Look through the material below. Copy every line with the string "seaborn" in it.

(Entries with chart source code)
####################
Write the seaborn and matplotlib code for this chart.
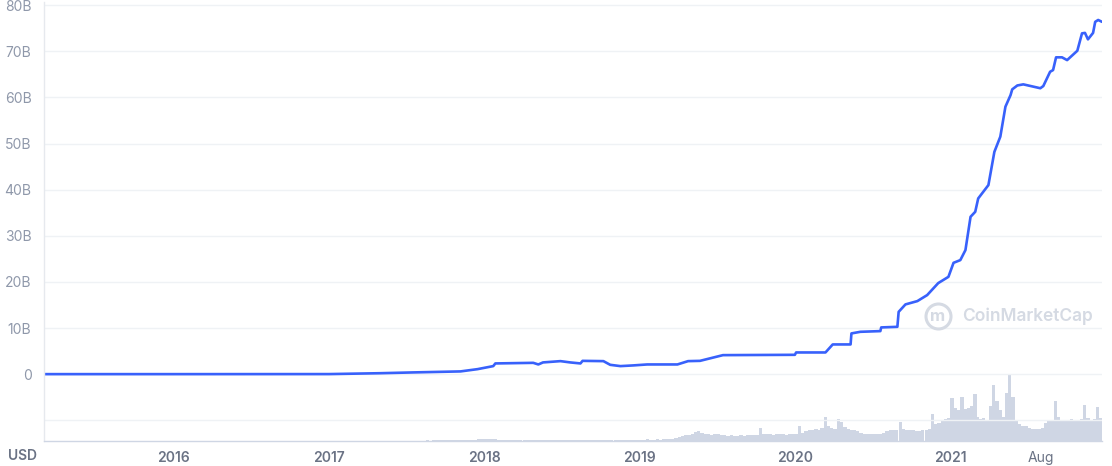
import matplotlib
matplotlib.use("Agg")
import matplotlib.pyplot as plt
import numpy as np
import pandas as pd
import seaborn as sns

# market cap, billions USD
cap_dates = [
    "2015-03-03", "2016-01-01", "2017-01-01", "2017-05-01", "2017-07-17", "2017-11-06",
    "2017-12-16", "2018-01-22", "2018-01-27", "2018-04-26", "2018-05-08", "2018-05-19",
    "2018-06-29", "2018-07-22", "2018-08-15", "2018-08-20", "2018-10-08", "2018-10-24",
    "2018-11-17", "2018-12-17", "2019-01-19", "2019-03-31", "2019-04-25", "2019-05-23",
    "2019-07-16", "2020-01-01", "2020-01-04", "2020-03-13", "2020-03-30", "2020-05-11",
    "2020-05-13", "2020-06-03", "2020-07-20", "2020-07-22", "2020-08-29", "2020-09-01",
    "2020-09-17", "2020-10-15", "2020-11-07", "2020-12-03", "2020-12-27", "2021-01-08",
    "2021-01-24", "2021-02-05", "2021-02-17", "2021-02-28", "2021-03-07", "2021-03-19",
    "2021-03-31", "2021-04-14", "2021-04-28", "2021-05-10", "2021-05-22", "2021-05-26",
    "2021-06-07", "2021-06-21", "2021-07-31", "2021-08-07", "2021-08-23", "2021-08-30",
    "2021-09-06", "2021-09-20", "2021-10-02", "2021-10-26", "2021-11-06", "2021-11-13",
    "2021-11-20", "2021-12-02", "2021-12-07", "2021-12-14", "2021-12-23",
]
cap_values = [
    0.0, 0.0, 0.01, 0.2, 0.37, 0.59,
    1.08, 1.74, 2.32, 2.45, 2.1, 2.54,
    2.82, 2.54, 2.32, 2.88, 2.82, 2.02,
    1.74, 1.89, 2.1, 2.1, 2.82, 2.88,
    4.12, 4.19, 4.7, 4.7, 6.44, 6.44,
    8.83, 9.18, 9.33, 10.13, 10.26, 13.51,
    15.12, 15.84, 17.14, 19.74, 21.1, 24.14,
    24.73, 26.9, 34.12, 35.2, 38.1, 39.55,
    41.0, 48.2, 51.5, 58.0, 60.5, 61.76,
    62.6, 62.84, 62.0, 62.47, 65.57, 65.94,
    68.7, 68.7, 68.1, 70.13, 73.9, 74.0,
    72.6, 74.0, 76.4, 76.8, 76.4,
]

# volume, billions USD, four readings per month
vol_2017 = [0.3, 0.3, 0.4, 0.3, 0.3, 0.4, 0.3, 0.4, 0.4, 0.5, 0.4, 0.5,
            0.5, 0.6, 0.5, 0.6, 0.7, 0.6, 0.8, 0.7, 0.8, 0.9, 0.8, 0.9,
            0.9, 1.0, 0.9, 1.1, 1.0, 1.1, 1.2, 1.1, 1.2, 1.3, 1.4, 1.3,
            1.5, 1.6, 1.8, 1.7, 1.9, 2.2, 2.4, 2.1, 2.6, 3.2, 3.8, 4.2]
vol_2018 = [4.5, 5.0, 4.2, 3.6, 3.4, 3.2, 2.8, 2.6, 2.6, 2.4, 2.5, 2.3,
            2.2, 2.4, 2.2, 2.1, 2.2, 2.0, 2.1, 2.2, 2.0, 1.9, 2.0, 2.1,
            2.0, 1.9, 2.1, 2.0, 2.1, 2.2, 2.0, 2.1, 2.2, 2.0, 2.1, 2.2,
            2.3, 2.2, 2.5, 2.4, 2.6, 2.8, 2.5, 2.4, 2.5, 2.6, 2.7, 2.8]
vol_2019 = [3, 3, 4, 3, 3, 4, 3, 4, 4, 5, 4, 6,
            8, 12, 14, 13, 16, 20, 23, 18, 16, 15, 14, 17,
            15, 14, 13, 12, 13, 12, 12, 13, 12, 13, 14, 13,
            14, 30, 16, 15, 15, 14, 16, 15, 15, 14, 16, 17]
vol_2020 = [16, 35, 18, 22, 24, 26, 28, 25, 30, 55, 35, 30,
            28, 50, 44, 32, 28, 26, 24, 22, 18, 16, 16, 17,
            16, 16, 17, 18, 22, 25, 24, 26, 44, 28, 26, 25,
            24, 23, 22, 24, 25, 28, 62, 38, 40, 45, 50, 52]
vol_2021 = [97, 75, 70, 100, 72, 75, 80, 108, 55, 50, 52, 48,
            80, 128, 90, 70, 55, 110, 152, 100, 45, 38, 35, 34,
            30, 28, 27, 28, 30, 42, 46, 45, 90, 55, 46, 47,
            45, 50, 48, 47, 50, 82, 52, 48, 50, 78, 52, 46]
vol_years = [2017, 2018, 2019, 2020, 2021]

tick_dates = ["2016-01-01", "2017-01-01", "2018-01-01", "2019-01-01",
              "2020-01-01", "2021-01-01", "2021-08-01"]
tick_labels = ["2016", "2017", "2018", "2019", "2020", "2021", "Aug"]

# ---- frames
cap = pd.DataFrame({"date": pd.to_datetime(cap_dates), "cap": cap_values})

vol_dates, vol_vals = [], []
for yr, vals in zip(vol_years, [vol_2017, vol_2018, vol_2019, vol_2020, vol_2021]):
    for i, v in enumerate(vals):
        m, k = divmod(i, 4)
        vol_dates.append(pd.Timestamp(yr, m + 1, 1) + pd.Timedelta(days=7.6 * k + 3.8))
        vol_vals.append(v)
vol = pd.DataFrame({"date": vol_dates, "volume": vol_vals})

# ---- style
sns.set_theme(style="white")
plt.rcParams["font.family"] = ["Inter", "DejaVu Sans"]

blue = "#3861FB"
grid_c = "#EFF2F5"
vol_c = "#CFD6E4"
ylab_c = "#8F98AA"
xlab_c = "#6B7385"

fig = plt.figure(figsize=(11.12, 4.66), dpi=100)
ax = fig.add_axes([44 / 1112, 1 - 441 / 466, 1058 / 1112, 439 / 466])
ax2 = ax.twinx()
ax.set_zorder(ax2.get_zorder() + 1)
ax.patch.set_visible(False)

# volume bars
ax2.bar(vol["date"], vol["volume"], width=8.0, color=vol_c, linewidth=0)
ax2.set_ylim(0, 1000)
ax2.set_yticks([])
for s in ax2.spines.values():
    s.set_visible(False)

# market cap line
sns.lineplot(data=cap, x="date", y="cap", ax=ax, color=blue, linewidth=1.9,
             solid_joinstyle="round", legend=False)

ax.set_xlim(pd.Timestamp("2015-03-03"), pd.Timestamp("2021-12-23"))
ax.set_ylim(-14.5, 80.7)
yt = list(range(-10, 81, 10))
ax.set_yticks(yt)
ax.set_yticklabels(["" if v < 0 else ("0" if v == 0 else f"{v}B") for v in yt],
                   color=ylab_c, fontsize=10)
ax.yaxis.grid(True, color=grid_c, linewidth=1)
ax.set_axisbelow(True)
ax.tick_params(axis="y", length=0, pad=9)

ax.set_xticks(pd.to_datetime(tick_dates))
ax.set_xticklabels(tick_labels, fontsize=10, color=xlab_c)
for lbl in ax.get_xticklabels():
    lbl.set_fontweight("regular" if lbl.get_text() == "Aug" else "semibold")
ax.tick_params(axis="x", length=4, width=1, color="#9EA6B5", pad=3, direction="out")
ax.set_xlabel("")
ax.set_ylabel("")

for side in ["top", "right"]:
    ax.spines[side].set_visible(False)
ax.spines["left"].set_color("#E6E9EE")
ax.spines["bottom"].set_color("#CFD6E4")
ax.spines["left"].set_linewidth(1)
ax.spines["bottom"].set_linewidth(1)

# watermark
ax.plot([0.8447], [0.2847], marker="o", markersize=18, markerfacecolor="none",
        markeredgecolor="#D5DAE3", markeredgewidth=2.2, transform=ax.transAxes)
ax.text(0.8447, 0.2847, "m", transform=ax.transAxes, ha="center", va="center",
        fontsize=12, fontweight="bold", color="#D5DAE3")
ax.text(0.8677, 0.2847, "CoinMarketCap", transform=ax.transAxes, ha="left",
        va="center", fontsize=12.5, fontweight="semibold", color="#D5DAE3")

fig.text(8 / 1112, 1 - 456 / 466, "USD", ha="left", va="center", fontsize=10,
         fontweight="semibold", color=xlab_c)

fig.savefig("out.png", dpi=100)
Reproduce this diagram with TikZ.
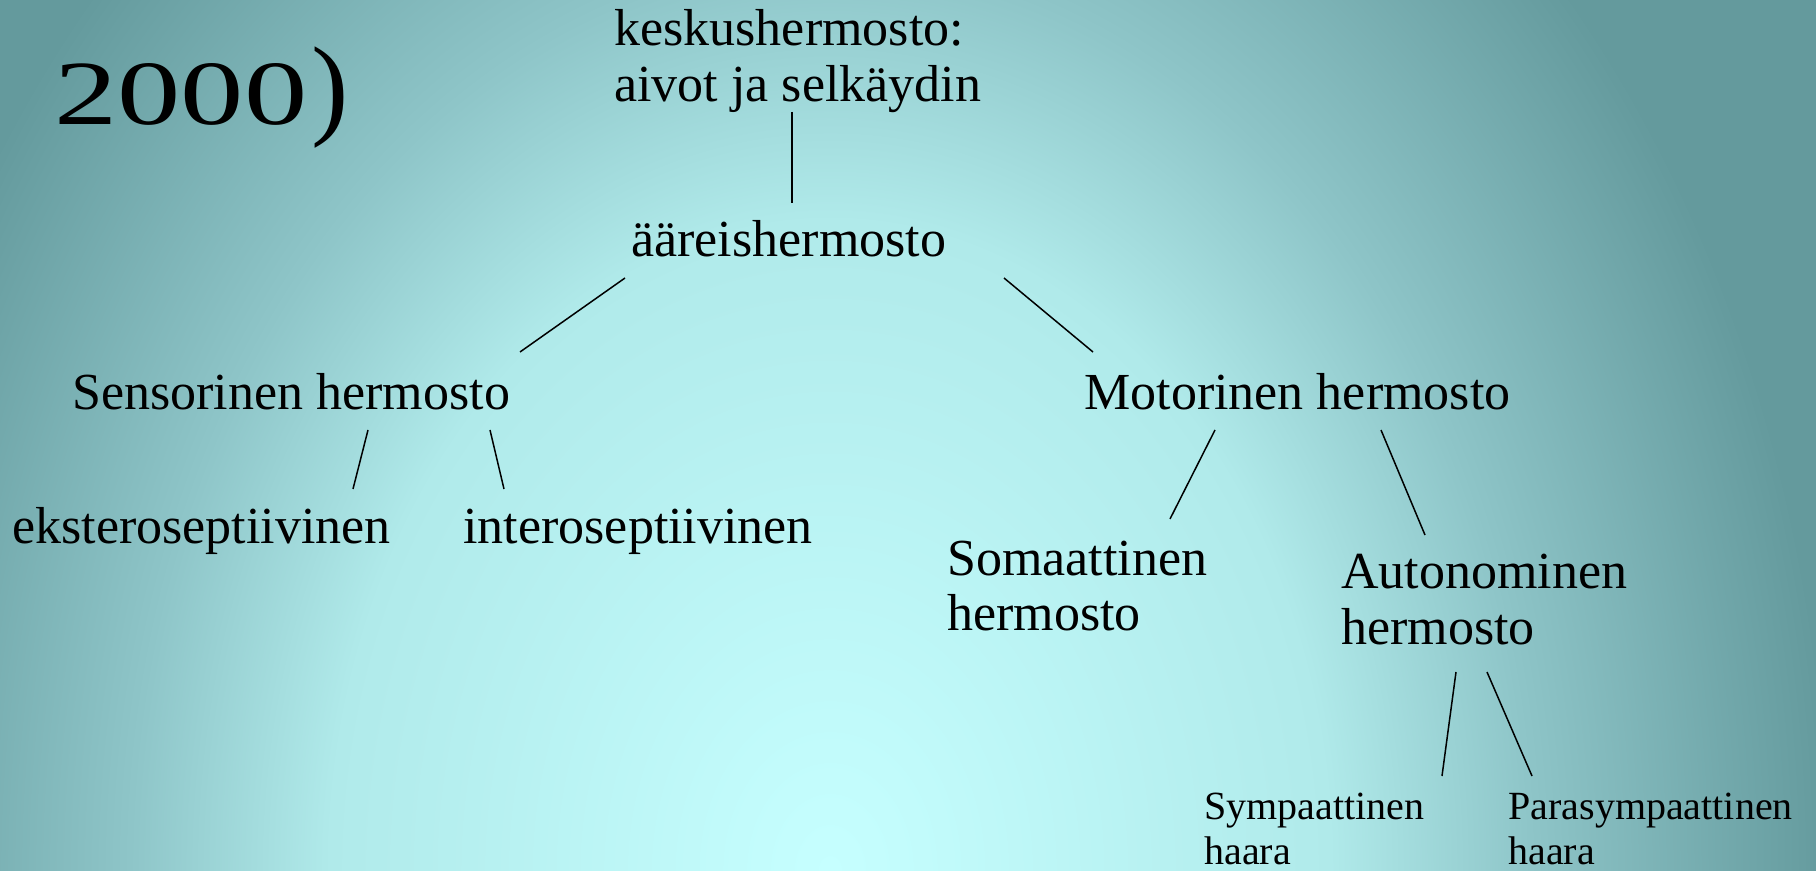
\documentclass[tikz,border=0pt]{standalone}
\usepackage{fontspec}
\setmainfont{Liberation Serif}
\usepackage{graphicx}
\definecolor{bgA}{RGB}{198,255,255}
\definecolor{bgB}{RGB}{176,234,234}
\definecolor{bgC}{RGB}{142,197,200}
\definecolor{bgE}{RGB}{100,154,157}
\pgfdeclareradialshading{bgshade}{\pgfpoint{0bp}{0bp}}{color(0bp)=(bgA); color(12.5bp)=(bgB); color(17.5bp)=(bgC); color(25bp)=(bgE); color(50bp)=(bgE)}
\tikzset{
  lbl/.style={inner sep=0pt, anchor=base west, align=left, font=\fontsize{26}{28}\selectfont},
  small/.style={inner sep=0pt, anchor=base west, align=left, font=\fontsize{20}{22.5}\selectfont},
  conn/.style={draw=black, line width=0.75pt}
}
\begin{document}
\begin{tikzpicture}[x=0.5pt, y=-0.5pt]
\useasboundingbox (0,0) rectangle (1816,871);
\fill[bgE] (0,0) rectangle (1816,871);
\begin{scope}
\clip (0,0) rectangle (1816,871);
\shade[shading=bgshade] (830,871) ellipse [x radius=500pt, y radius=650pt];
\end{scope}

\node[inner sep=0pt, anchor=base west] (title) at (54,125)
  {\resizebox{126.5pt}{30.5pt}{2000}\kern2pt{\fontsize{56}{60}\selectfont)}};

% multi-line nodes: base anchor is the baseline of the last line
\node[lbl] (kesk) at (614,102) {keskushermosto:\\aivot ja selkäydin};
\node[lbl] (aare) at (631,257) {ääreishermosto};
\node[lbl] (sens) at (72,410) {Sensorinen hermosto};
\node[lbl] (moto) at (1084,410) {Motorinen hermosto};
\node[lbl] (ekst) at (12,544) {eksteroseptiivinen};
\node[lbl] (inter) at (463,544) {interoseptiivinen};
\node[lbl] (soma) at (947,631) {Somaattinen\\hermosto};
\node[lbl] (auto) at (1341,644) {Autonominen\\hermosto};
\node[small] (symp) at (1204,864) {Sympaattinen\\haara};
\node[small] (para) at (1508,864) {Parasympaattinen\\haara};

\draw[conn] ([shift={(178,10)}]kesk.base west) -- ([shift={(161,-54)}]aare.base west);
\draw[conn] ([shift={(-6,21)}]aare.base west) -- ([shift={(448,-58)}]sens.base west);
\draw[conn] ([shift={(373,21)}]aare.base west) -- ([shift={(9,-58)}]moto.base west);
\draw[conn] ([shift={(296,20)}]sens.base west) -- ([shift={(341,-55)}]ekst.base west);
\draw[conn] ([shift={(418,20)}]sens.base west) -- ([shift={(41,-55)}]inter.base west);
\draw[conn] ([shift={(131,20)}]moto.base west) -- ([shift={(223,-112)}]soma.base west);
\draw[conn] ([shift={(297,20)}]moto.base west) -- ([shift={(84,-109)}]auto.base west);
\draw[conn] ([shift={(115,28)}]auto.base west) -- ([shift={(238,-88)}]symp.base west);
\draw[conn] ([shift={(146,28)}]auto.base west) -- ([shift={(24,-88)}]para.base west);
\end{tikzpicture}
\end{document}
####################
[Result]
Write the seaborn and matplotlib code for this chart.
import seaborn as sns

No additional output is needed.